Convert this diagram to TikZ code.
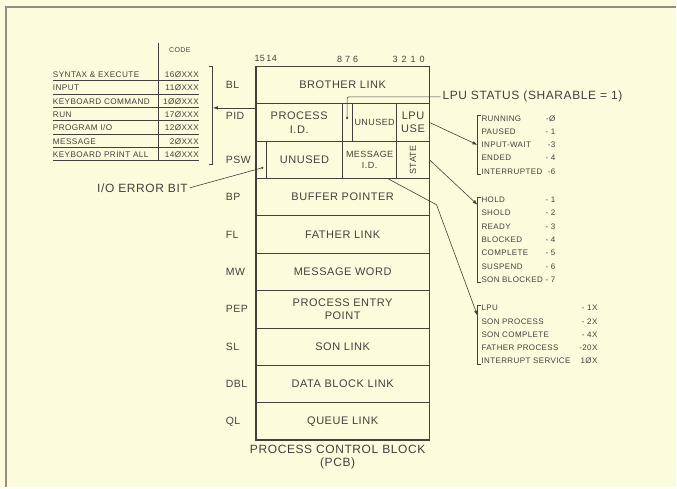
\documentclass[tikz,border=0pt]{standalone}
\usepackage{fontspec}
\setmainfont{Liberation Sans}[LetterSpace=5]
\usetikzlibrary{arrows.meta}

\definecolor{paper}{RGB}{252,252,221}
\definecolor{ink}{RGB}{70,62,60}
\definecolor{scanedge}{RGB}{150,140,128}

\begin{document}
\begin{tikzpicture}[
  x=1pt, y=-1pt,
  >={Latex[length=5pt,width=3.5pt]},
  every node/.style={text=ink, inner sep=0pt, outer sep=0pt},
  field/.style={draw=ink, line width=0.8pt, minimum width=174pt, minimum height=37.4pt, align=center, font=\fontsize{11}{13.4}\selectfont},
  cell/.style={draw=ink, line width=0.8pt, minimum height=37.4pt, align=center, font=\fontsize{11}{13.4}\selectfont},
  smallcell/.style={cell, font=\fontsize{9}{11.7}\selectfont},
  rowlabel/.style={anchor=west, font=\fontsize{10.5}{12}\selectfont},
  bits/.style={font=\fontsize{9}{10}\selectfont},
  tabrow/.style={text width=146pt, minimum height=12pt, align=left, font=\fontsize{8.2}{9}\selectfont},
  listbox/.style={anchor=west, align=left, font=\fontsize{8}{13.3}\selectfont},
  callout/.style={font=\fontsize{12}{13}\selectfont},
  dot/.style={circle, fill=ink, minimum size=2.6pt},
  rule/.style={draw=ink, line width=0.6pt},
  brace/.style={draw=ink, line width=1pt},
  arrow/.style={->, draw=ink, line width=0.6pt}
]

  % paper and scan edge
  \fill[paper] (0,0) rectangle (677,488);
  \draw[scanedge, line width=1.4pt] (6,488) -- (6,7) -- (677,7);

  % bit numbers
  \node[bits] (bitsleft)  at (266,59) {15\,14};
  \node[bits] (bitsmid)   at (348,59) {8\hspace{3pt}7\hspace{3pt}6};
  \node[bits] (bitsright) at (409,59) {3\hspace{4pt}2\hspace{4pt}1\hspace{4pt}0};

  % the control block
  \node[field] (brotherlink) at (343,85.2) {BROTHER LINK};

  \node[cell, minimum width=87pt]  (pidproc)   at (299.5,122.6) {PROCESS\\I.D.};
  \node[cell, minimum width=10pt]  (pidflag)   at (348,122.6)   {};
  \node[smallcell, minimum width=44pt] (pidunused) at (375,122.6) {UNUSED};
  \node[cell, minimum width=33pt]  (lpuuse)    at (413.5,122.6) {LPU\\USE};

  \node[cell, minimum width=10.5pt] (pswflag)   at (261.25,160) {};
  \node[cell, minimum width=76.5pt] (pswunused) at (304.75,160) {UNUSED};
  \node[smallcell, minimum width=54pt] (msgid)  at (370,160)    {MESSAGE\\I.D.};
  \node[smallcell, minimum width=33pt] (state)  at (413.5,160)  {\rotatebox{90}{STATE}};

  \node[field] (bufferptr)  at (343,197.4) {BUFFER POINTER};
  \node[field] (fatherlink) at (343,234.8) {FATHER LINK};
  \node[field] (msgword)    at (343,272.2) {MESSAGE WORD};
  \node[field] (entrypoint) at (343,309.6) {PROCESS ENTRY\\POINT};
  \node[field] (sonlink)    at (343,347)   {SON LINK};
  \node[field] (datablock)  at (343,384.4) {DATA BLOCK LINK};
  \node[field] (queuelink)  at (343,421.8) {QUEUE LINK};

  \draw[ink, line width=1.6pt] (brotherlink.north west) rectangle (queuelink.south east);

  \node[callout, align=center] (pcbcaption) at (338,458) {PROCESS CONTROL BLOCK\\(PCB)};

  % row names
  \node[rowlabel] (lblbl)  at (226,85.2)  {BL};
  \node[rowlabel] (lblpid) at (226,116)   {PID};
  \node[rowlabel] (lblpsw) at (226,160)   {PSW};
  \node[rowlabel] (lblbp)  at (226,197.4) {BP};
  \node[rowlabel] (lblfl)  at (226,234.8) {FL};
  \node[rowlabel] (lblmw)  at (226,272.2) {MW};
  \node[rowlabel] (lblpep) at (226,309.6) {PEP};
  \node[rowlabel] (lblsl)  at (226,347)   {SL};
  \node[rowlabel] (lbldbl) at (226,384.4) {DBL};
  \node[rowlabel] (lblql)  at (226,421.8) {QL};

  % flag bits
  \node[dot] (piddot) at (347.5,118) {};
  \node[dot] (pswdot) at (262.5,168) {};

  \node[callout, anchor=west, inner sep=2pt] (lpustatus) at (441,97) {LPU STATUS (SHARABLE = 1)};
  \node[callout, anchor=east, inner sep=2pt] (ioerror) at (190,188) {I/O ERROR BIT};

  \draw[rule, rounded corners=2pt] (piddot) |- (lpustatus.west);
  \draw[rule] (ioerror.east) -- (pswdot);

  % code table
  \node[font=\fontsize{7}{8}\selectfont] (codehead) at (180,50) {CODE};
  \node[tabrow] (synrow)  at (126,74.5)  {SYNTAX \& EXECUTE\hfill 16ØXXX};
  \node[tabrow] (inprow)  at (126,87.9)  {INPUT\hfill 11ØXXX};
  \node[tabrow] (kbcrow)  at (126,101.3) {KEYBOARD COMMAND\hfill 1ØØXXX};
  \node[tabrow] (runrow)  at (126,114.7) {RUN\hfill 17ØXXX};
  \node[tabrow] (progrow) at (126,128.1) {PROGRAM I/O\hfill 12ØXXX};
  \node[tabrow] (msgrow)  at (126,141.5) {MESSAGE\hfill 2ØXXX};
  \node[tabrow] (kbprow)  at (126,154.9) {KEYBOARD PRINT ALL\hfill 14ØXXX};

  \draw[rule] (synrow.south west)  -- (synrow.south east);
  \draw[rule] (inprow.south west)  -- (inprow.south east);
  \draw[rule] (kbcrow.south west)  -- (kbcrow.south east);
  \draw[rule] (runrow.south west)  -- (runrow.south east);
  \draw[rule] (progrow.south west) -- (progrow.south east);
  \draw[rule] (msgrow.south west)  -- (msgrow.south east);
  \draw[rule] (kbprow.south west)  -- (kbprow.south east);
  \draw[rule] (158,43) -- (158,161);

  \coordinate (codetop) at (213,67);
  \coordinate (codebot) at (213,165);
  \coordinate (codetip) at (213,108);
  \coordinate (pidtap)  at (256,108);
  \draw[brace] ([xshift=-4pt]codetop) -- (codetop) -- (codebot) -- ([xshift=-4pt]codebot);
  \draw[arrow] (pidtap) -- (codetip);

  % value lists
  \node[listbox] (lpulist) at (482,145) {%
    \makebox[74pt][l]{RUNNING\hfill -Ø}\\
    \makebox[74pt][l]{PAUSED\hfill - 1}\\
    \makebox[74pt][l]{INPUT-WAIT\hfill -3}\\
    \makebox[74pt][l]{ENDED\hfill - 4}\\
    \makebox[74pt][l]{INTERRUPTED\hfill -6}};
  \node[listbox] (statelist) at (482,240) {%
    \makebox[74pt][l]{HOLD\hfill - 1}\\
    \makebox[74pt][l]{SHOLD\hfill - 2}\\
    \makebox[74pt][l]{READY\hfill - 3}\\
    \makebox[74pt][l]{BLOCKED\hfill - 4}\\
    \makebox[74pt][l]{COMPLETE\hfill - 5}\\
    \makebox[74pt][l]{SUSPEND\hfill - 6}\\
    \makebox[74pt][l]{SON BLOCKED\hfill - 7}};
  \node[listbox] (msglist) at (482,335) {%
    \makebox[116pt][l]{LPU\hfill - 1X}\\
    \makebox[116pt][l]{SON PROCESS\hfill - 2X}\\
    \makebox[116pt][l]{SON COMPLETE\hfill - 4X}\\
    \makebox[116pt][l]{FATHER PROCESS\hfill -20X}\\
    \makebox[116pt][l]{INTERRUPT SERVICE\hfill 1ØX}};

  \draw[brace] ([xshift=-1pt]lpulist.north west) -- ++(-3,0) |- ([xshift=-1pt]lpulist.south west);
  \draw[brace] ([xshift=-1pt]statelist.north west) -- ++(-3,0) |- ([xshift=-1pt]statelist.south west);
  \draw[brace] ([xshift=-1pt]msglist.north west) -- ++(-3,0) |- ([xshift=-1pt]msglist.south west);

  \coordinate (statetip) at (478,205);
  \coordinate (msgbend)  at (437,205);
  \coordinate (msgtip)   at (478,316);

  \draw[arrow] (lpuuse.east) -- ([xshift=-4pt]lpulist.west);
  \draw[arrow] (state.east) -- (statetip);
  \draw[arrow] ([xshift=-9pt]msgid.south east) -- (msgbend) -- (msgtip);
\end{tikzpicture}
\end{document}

□ □ □ □

DIRECTIVE: Write out nothing but the lines from the start of the data through the line with "(6,7) -- (677,7);". Leave out the pictures.

RESULT BELOW:
Convert this diagram to TikZ code.
\documentclass[tikz,border=0pt]{standalone}
\usepackage{fontspec}
\setmainfont{Liberation Sans}[LetterSpace=5]
\usetikzlibrary{arrows.meta}

\definecolor{paper}{RGB}{252,252,221}
\definecolor{ink}{RGB}{70,62,60}
\definecolor{scanedge}{RGB}{150,140,128}

\begin{document}
\begin{tikzpicture}[
  x=1pt, y=-1pt,
  >={Latex[length=5pt,width=3.5pt]},
  every node/.style={text=ink, inner sep=0pt, outer sep=0pt},
  field/.style={draw=ink, line width=0.8pt, minimum width=174pt, minimum height=37.4pt, align=center, font=\fontsize{11}{13.4}\selectfont},
  cell/.style={draw=ink, line width=0.8pt, minimum height=37.4pt, align=center, font=\fontsize{11}{13.4}\selectfont},
  smallcell/.style={cell, font=\fontsize{9}{11.7}\selectfont},
  rowlabel/.style={anchor=west, font=\fontsize{10.5}{12}\selectfont},
  bits/.style={font=\fontsize{9}{10}\selectfont},
  tabrow/.style={text width=146pt, minimum height=12pt, align=left, font=\fontsize{8.2}{9}\selectfont},
  listbox/.style={anchor=west, align=left, font=\fontsize{8}{13.3}\selectfont},
  callout/.style={font=\fontsize{12}{13}\selectfont},
  dot/.style={circle, fill=ink, minimum size=2.6pt},
  rule/.style={draw=ink, line width=0.6pt},
  brace/.style={draw=ink, line width=1pt},
  arrow/.style={->, draw=ink, line width=0.6pt}
]

  % paper and scan edge
  \fill[paper] (0,0) rectangle (677,488);
  \draw[scanedge, line width=1.4pt] (6,488) -- (6,7) -- (677,7);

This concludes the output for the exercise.